1

Is it possible in C# to check whether a HTML string actually contains some text or is just made up of HTML tags and entities only?

For example

string str = @"<p xmlns=""http://www.w3.org/1999/xhtml"" />"

This contains only HTML tag and no text.

Mr_Green
  • 36,985
  • 43
  • 143
  • 241
Ravi Gupta
  • 5,684
  • 16
  • 52
  • 76
  • I would recommend looking at :- http://stackoverflow.com/questions/846994/how-to-use-html-agility-pack – Derek Nov 06 '12 at 10:15

5 Answers5

1
XDocument doc = XDocument.Parse(yourString);
bool containsText = doc.Root.DescendantNodes()
          .Count(el => el.GetType() == typeof (XText)) > 0

Tip:

I often combine this approach with SGMLReader to ensure valid xml for XDocument.Parse(...)

Lukas Winzenried
  • 1,869
  • 1
  • 14
  • 21
0

In case you only want to parse valid XHTML, you can use classes from the default .NET libary. XmlReader or XDocument.

You will need to parse your entire HTML string. For each element, simply check whether it contains any text.

However, as others have mentioned this will only work for valid XML, which HTML often isn't. In this case you are probably better of with the libraries as mentioned in the other answers.

Steven Jeuris
  • 15,774
  • 7
  • 61
  • 137
  • @L.B He is using the XHTML namespace. If I'm not mistaken that should be strict XML? Good point though if he wants to parse _any_ HTML. – Steven Jeuris Nov 06 '12 at 10:17
0

If you parse your input with the HTML Agility Pack, you can then check the document.DocumentNode.InnerText property to see whether there is any text in the whole fragment.

Rawling
  • 45,907
  • 6
  • 80
  • 115
  • What if your fragment is `"I laugh "`? – TrueWill Apr 16 '13 at 21:08
  • I honestly don't know, but even if it treats `` as an HTML tag, the inner text should still contain "I laugh " rather than be empty. – Rawling Apr 17 '13 at 07:58
  • `var doc = new HtmlDocument(); doc.LoadHtml("I laugh "); Console.WriteLine(doc.DocumentNode.InnerText);` prints "I laugh ". – TrueWill Apr 17 '13 at 14:20
  • So the check "does it contain any text or is it all HTML tags and entities?" will correctly return "it contains some text". – Rawling Apr 17 '13 at 14:53
  • But the check will fail for the input "", which is not an HTML tag. (This is an edge case, and may be acceptable to the OP.) – TrueWill Apr 17 '13 at 15:00
  • But `` doesn't contain any text!
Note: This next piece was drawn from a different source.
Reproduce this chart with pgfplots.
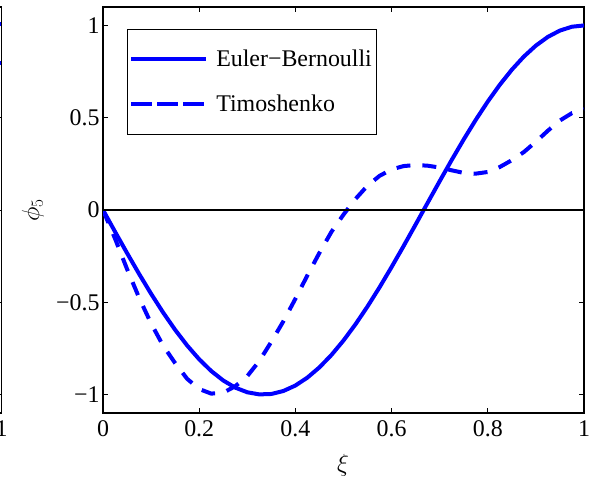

Sure, it's not a regular HTML tag, but write that in an HTML file and open it in a browser and you won't see `` on the page. – Rawling Apr 17 '13 at 16:19
0

This is one case where using a regular expression with HTML would be a valid approach. It normally isn't with HTML, because HTML isn't a regular language. However, the features we care about can be expressed in terms of regular language - we don't care about the potentially limitless nesting of tags, which is what makes HTML not a regular language.

Or in other words, the rule that you can't parse HTML with a regular expression still applies, but you aren't actually parsing here. (Incidentally, a recursive regular expression also allows parsing HTML, in theory at least).

The tricky bit in writing it, is that > is allowed in attribute values. Where it not for that, the simple expression ^(<[^>]*>)$ would be all it would take to match a tags-only string (adjust to allow whitespace also if you want).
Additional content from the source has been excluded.